Amidst this crazy house, I am looking for a moment of quiet. Last Friday I noted that blogging helps keep me sane; alas, I haven’t had a chance to collect my random thoughts since last Friday. I have been unable to find a moment of silence between the busy household and the many voices in my head. Even as the sun sets and I snuggle in for the night, the voices continue, making my early bedtime not so early.
“Charlie, pick the scissors or the screwdriver. Don’t run with both, please.”
Today, as I drove to my boss’ house, I found myself dosing. Though my morning coffee revs my engines for a bit, I find I begin to drag again by 9am. My husband says I need to start exercising again. I know he is right, but I’m tired. And, since I am tired, I decide pull into Dutch Monkey Doughnuts for some – well, doughnuts – and coffee. I am sure my boss will love having a treat when I arrive. Besides, why get your blood flowing with exercise, when you can use sugar and caffeine?
“Honest, Dear. I’ll be there in a minute. Watch the video one more time.”
And, really, exercise? I can think of countless other things that need my attention more than exercise. Trouble is, I find as I contemplate everything that needs my attention, I want to hunker down and lose myself in a mindless television show. As my every growing butt sits comfortably on the slowly sagging couch, I wonder, “How do you spell lazy?” L E N O R E.
“Cool, Boys! That scissor sword fight looks like fun!”
“Wow – you missed Charlie’s eye by a hair.”

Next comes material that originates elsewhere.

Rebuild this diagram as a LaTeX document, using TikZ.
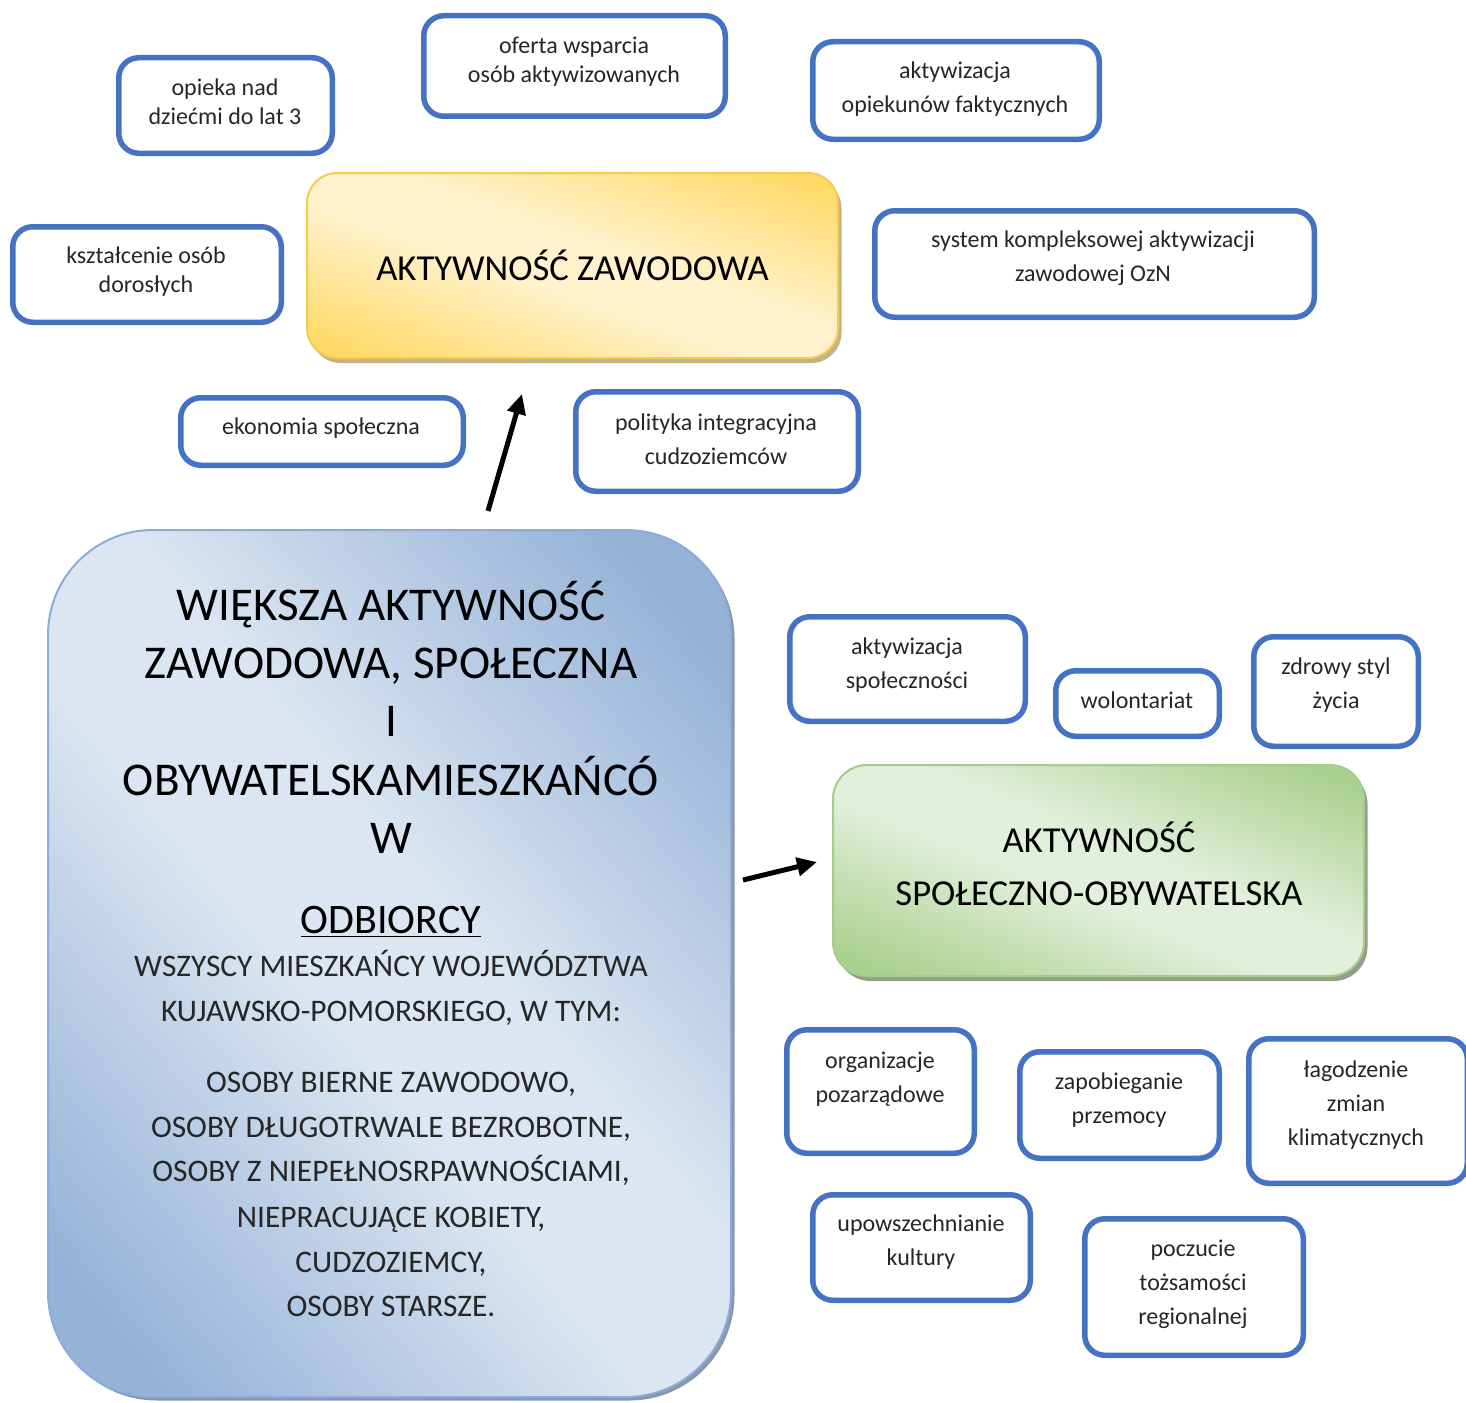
\documentclass[tikz,border=0pt]{standalone}
\usepackage{fontspec}
\setmainfont{Carlito}
\usetikzlibrary{arrows.meta,shadows}
\definecolor{boxblue}{HTML}{4472C4}
\definecolor{gold}{HTML}{FFD966}
\definecolor{cream}{HTML}{FFF2CC}
\definecolor{goldline}{HTML}{F6CB52}
\definecolor{tanshadow}{HTML}{C2B489}
\definecolor{bdark}{HTML}{95B3D7}
\definecolor{blight}{HTML}{DCE6F2}
\definecolor{bline}{HTML}{8EAADB}
\definecolor{bshadow}{HTML}{8797AD}
\definecolor{gdark}{HTML}{A9D18E}
\definecolor{glight}{HTML}{E2EFDA}
\definecolor{gline}{HTML}{A4CD89}
\definecolor{gshadow}{HTML}{939F8A}
\definecolor{txtgray}{HTML}{262626}
\pgfdeclareverticalshading{yshade}{100bp}{color(0bp)=(gold); color(21bp)=(gold); color(45bp)=(cream); color(55bp)=(cream); color(79bp)=(gold); color(100bp)=(gold)}
\pgfdeclareverticalshading{gshade}{100bp}{color(0bp)=(gdark); color(21bp)=(gdark); color(45bp)=(glight); color(55bp)=(glight); color(79bp)=(gdark); color(100bp)=(gdark)}
\pgfdeclareverticalshading{bshade}{100bp}{color(0bp)=(bdark); color(21bp)=(bdark); color(45bp)=(blight); color(55bp)=(blight); color(79bp)=(bdark); color(100bp)=(bdark)}
\begin{document}
\begin{tikzpicture}[x=0.5pt,y=-0.5pt,
  smallbox/.style={draw=boxblue, line width=2.75pt, rounded corners=10pt, fill=white, inner sep=0pt},
  smalltxt/.style={align=center, font=\fontsize{12}{17}\selectfont, text=txtgray, inner sep=0pt},
  tighttxt/.style={smalltxt, font=\fontsize{12}{14.5}\selectfont},
  arr/.style={line width=2.5pt, -{Triangle[length=10pt,width=9pt]}},
  yellowbox/.style={draw=goldline, line width=1pt, rounded corners=15pt,
    drop shadow={shadow xshift=1.75pt, shadow yshift=-2.5pt, fill=tanshadow, opacity=1},
    shade, shading=yshade, shading angle=-19, inner sep=0pt},
  greenbox/.style={draw=gline, line width=1pt, rounded corners=17pt,
    drop shadow={shadow xshift=1.75pt, shadow yshift=-2.5pt, fill=gshadow, opacity=1},
    shade, shading=gshade, shading angle=-22, inner sep=0pt},
  bluebox/.style={draw=bline, line width=1pt, rounded corners=52.5pt,
    drop shadow={shadow xshift=1.75pt, shadow yshift=-1.75pt, fill=bshadow, opacity=1},
    shade, shading=bshade, shading angle=-50, inner sep=0pt},
  bigtxt/.style={font=\fontsize{18.3}{26.5}\selectfont, align=center, inner sep=0pt},
  titletxt/.style={font=\fontsize{23.5}{29}\selectfont, anchor=base, inner sep=0pt},
  headtxt/.style={font=\fontsize{21}{25}\selectfont, anchor=base, inner sep=0pt},
  bodytxt/.style={font=\fontsize{15.7}{22.5}\selectfont, text=txtgray, anchor=base, inner sep=0pt}
]
\useasboundingbox (0,0) rectangle (1466,1402);

% big colored nodes
\node[yellowbox, minimum width=265.5pt, minimum height=92.5pt] (zaw) at (572.5,265.5)
  {\fontsize{18.3}{22}\selectfont AKTYWNOŚĆ ZAWODOWA};
\node[greenbox, minimum width=265.5pt, minimum height=105.5pt] (spo) at (1098.5,870.5) {};
\node[bigtxt] (spot) at (1099,864) {AKTYWNOŚĆ\\SPOŁECZNO-OBYWATELSKA};
\node[bluebox, minimum width=341.5pt, minimum height=433.5pt] (big) at (389.5,963.5) {};

% text of the blue node
\node[titletxt] (l1) at (391,620) {WIĘKSZA AKTYWNOŚĆ};
\node[titletxt] (l2) at (391,678) {ZAWODOWA, SPOŁECZNA};
\node[titletxt] (l3) at (391,736) {I};
\node[titletxt] (l4) at (391,795) {OBYWATELSKAMIESZKAŃCÓ};
\node[titletxt] (l5) at (391,853) {W};
\node[headtxt] (l6) at (391,933) {\underline{ODBIORCY}};
\node[bodytxt] (l7) at (391,976) {WSZYSCY MIESZKAŃCY WOJEWÓDZTWA};
\node[bodytxt] (l8) at (391,1021) {KUJAWSKO-POMORSKIEGO, W TYM:};
\node[bodytxt] (l9) at (391,1092) {OSOBY BIERNE ZAWODOWO,};
\node[bodytxt] (l10) at (391,1137) {OSOBY DŁUGOTRWALE BEZROBOTNE,};
\node[bodytxt] (l11) at (391,1181) {OSOBY Z NIEPEŁNOSRPAWNOŚCIAMI,};
\node[bodytxt] (l12) at (391,1227) {NIEPRACUJĄCE KOBIETY,};
\node[bodytxt] (l13) at (391,1272) {CUDZOZIEMCY,};
\node[bodytxt] (l14) at (391,1316) {OSOBY STARSZE.};

% small boxes
\node[smallbox, minimum width=106.75pt, minimum height=47.75pt] (b1) at (225.5,105.5) {};
\node[tighttxt] (t1) at (225,102) {opieka nad\\dziećmi do lat 3};
\node[smallbox, minimum width=150.75pt, minimum height=50.25pt] (b2) at (574.5,66) {};
\node[tighttxt] (t2) at (574,61.5) {oferta wsparcia\\osób aktywizowanych};
\node[smallbox, minimum width=143.25pt, minimum height=48.75pt] (b3) at (956,90.5) {};
\node[smalltxt] (t3) at (955,89) {aktywizacja\\opiekunów faktycznych};
\node[smallbox, minimum width=134.25pt, minimum height=47.75pt] (b4) at (147,274.5) {};
\node[tighttxt] (t4) at (146,271.5) {kształcenie osób\\dorosłych};
\node[smallbox, minimum width=219.75pt, minimum height=53.25pt] (b5) at (1094.5,264) {};
\node[smalltxt] (t5) at (1093,258) {system kompleksowej aktywizacji\\zawodowej OzN};
\node[smallbox, minimum width=141.25pt, minimum height=33.75pt] (b6) at (322,431.5) {};
\node[smalltxt] (t6) at (321,428) {ekonomia społeczna};
\node[smallbox, minimum width=141.25pt, minimum height=49.75pt] (b7) at (717,441.5) {};
\node[smalltxt] (t7) at (716,439.5) {polityka integracyjna\\cudzoziemców};
\node[smallbox, minimum width=117.75pt, minimum height=52.25pt] (b8) at (907.5,669) {};
\node[smalltxt] (t8) at (907,665) {aktywizacja\\społeczności};
\node[smallbox, minimum width=81.75pt, minimum height=32.75pt] (b9) at (1137.5,703.5) {};
\node[smalltxt] (t9) at (1137,700) {wolontariat};
\node[smallbox, minimum width=82.25pt, minimum height=54.75pt] (b10) at (1336,691.5) {};
\node[smalltxt] (t10) at (1336,685) {zdrowy styl\\życia};
\node[smallbox, minimum width=93.75pt, minimum height=61.75pt] (b11) at (880.5,1091.5) {};
\node[smalltxt] (t11) at (880,1079) {organizacje\\pozarządowe};
\node[smallbox, minimum width=99.75pt, minimum height=53.25pt] (b12) at (1119.5,1105) {};
\node[smalltxt] (t12) at (1119,1100) {zapobieganie\\przemocy};
\node[smallbox, minimum width=109.25pt, minimum height=72.25pt] (b13) at (1358,1111) {};
\node[smalltxt] (t13) at (1356,1105) {łagodzenie\\zmian\\klimatycznych};
\node[smallbox, minimum width=108.75pt, minimum height=52.75pt] (b14) at (921.5,1247.5) {};
\node[smalltxt] (t14) at (921,1242) {upowszechnianie\\kultury};
\node[smallbox, minimum width=109.25pt, minimum height=68.25pt] (b15) at (1194,1287) {};
\node[smalltxt] (t15) at (1193,1284.5) {poczucie\\tożsamości\\regionalnej};

% arrows
\draw[arr] ([xshift=49.25pt,yshift=9pt]big.north) -- ([xshift=-25.25pt,yshift=-17.5pt]zaw.south);
\draw[arr] ([xshift=5.5pt,yshift=41.75pt]big.east) -- ([xshift=-7.5pt,yshift=4.25pt]spo.west);
\end{tikzpicture}
\end{document}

“Skillful dodging there, Charlie.”
Well, I suppose I had better tend to my husband’s beckoning. Plus, based on the red marks I see on the boys’ arms, I may need to pull out some band aids. The good news, the boys will be in bed soon, and my husband? Yeah, he’ll be asleep in 13 minutes. Looks like I’ll get some quiet time after all. I think I’ll have a doughnut.